As they straddle a set of conventions, the superheroes of the 99 are then packaged and pushed. The film doesn’t look at the books’ actual storylines, but suggests that the struggle to get these storylines “out there,” is something of a heroic venture. Naif’s own story stands in for those of his characters. For one thing, he sells The 99 to potential investors by showing them his potential competition, a Palestinian comic book, The Intifada Album. This shows “bloody scenes of the Israeli occupation of Palestine,” he points out, as well as “suicide bombers with captions extolling the virtues of martyrdom.” Naif insists that his message for kids is healthier.

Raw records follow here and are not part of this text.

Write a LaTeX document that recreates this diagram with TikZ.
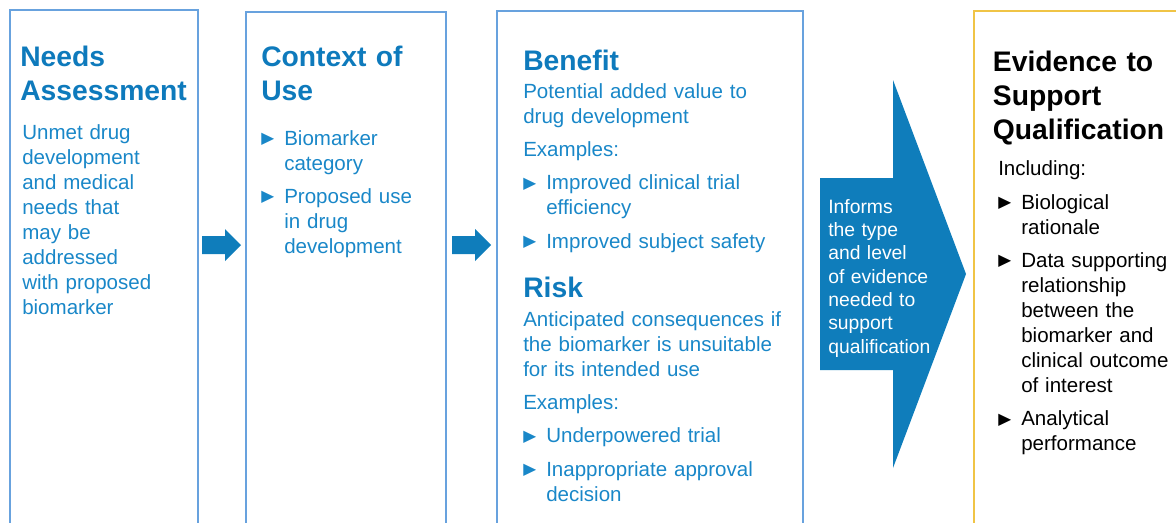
\documentclass[tikz,border=0pt]{standalone}
\usepackage{fontspec}
\setmainfont{Liberation Sans}
\newfontfamily\symfont{DejaVu Sans}
\definecolor{headblue}{RGB}{14,122,188}
\definecolor{textblue}{RGB}{25,135,200}
\definecolor{frameblue}{RGB}{104,162,222}
\definecolor{framegold}{RGB}{240,196,70}
\definecolor{arrowblue}{RGB}{15,125,187}
\newcommand{\bul}[1]{\hangindent=17.25pt\hangafter=1\noindent\makebox[17.25pt][l]{\raisebox{1.2pt}{\scalebox{1.2}[1.15]{\symfont\fontsize{10.5}{10.5}\selectfont ▶}}}#1\par}
\begin{document}
\begin{tikzpicture}[x=0.75pt, y=-0.75pt, line join=miter,
  panel/.style={draw=frameblue, line width=1.2pt},
  head/.style={anchor=north west, inner sep=0pt, text width=260pt, text=headblue, font=\bfseries\fontsize{21.2}{25.6}\selectfont},
  body/.style={anchor=north west, inner sep=0pt, text width=260pt, text=textblue, font=\fontsize{15.4}{18.75}\selectfont, execute at begin node={\setlength{\parskip}{6.3pt}}}]
\useasboundingbox (0,0) rectangle (1176,522);
\clip (0,0) rectangle (1176,522);
% frames
\draw[panel] (10,10) rectangle (198,540);
\draw[panel] (246,12) rectangle (446,540);
\draw[panel] (497,11) rectangle (803,540);
\draw[panel, draw=framegold] (974,11) rectangle (1190,540);
% arrows
\foreach \ax in {202,452}{
\fill[arrowblue] (\ax,236) -- ++(23,0) -- ++(0,-7) -- (\ax+39,245) -- (\ax+23,261) -- ++(0,-7) -- (\ax,254) -- cycle;
}
\fill[arrowblue] (820,178) -- (893,178) -- (893,80) -- (966,274) -- (893,468) -- (893,370) -- (820,370) -- cycle;
% needs assessment
\node[head] (needsT) at (20,46) {Needs\newline Assessment};
\node[body] (needsB) at (22,124) {Unmet drug\newline development\newline and medical\newline needs that\newline may be\newline addressed\newline with proposed\newline biomarker};
% context of use
\node[head] (contextT) at (261,46) {Context of\newline Use};
\node[body] (contextB) at (261,130) {\bul{Biomarker\newline category}\bul{Proposed use\newline in drug\newline development}};
% benefit / risk
\node[head] (benefitT) at (523,49.5) {Benefit};
\node[body] (benefitB) at (523,83) {Potential added value to\newline drug development\par Examples:\par\bul{Improved clinical trial\newline efficiency}\bul{Improved subject safety}};
\node[head] (riskT) at (523,276.5) {Risk};
\node[body] (riskB) at (523,311) {Anticipated consequences if\newline the biomarker is unsuitable\newline for its intended use\par Examples:\par\bul{Underpowered trial}\bul{Inappropriate approval\newline decision}};
% big arrow text
\node[body, text=white, font=\fontsize{14.5}{17.5}\selectfont] (informs) at (828,199) {Informs\newline the type\newline and level\newline of evidence\newline needed to\newline support\newline qualification};
% evidence
\node[head, text=black] (evidenceT) at (992.7,50.5) {Evidence to\newline Support\newline Qualification};
\node[body, text=black] (evidenceB) at (998,160.5) {Including:\par\bul{Biological\newline rationale}\bul{Data supporting\newline relationship\newline between the\newline biomarker and\newline clinical outcome\newline of interest}\bul{Analytical\newline performance}};
\end{tikzpicture}
\end{document}
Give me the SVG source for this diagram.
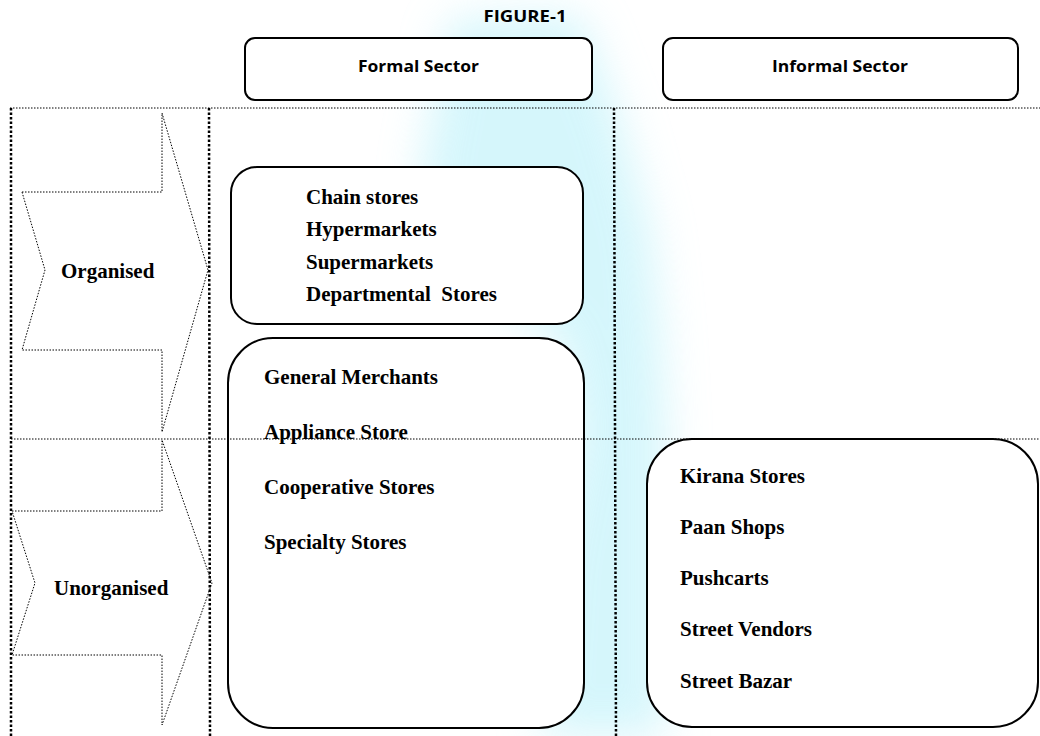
<svg xmlns="http://www.w3.org/2000/svg" width="1040" height="736" viewBox="0 0 1040 736">
<style>
.box{fill:#fff;stroke:#000;stroke-width:2}
.hdr{font-family:"Open Sans","Liberation Sans",Arial,sans-serif;font-weight:bold;font-size:16px;fill:#000;text-anchor:middle}
.item{font-family:"Liberation Serif","Times New Roman",serif;font-weight:bold;font-size:21px;fill:#000;white-space:pre}
.thick{fill:none;stroke:#000;stroke-width:2.5;stroke-dasharray:2.5 2}
.thin{fill:none;stroke:#000;stroke-width:1;stroke-dasharray:1.5 1.5}
</style>
<defs>
<filter id="blur" x="-50%" y="-50%" width="200%" height="200%"><feGaussianBlur stdDeviation="22"/></filter>
</defs>
<rect width="1040" height="736" fill="#fff"/>
<g id="watermark" filter="url(#blur)" fill="#bff2fa" opacity="0.65">
<path d="M450,20 L580,15 L620,120 L650,230 L660,330 L665,420 L665,736 L540,736 L550,560 L575,430 L560,340 L500,300 L440,250 L420,180 Z"/>
</g>
<g id="figure-title"><text class="hdr" x="525" y="22" textLength="83" lengthAdjust="spacingAndGlyphs">FIGURE-1</text></g>
<g id="formal-sector"><rect class="box" x="245" y="38" width="347" height="62" rx="10"/><text class="hdr" x="418.5" y="72" textLength="121" lengthAdjust="spacingAndGlyphs">Formal Sector</text></g>
<g id="informal-sector"><rect class="box" x="663" y="38" width="355" height="62" rx="10"/><text class="hdr" x="840" y="72" textLength="136" lengthAdjust="spacingAndGlyphs">Informal Sector</text></g>
<g id="organised"><polygon class="thin" points="22,192 162,192 162,113 208,270 162,432 162,350 22,350 45,270"/><text class="item" x="61" y="278">Organised</text></g>
<g id="unorganised"><polygon class="thin" points="12,511 162,511 162,440 212,583 162,725 162,655 12,655 35,583"/><text class="item" x="54" y="595">Unorganised</text></g>
<g id="organised-formal"><rect class="box" x="231" y="167" width="352" height="157" rx="26"/>
<text class="item" x="306" y="204">Chain stores</text>
<text class="item" x="306" y="236">Hypermarkets</text>
<text class="item" x="306" y="269">Supermarkets</text>
<text class="item" x="306" y="301">Departmental  Stores</text></g>
<g id="unorganised-formal"><rect class="box" x="228" y="338" width="356" height="390" rx="45"/>
<text class="item" x="264" y="384">General Merchants</text>
<text class="item" x="264" y="439">Appliance Store</text>
<text class="item" x="264" y="494">Cooperative Stores</text>
<text class="item" x="264" y="549">Specialty Stores</text></g>
<g id="unorganised-informal"><rect class="box" x="647" y="439" width="391" height="288" rx="45"/>
<text class="item" x="680" y="483">Kirana Stores</text>
<text class="item" x="680" y="534">Paan Shops</text>
<text class="item" x="680" y="585">Pushcarts</text>
<text class="item" x="680" y="636">Street Vendors</text>
<text class="item" x="680" y="688">Street Bazar</text></g>
<g id="connectors">
<line class="thin" x1="10" y1="108" x2="1040" y2="108"/>
<line class="thin" x1="11" y1="439" x2="1040" y2="439"/>
<line class="thick" x1="11" y1="108" x2="11" y2="736"/>
<line class="thick" x1="209" y1="108" x2="210" y2="736"/>
<line class="thick" x1="614" y1="108" x2="616" y2="736"/>
</g>
</svg>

And, assuming that his business model is sound, well, he adds, “I want this to be rewarding financially. There’s no shame in that.”
Naif’s steps to market the product are like much like the product, at once traditional and unusual. He pitches the book to an investment bank and he’s praised by Barack Obama, he’s developing a line of gear (hoodies, caps, and t-shirts) and he’s looking to broker an animated series, or maybe a movie. Javins notes here the exceptional ambition of this project (“What did it take the X-Men, 40 years to reach the movies?”), but Naif sees the scope as part of the concept. “At the end of the day,” he says, “It’s the market that decides if this a success or if this a failure.” That decision seems nearly made: as Wham! Bam! Islam airs on PBS, an animated film, The 99: Unbound is screening at the New York Film Festival. If Naif has his way, it won’t be long before Dr. Ramzi, Bari the Healer, and Jabbar the Powerful are visible worldwide, along with Noora the Light (who glows from within), Musawwira the Organizer, and Hadya the Guide.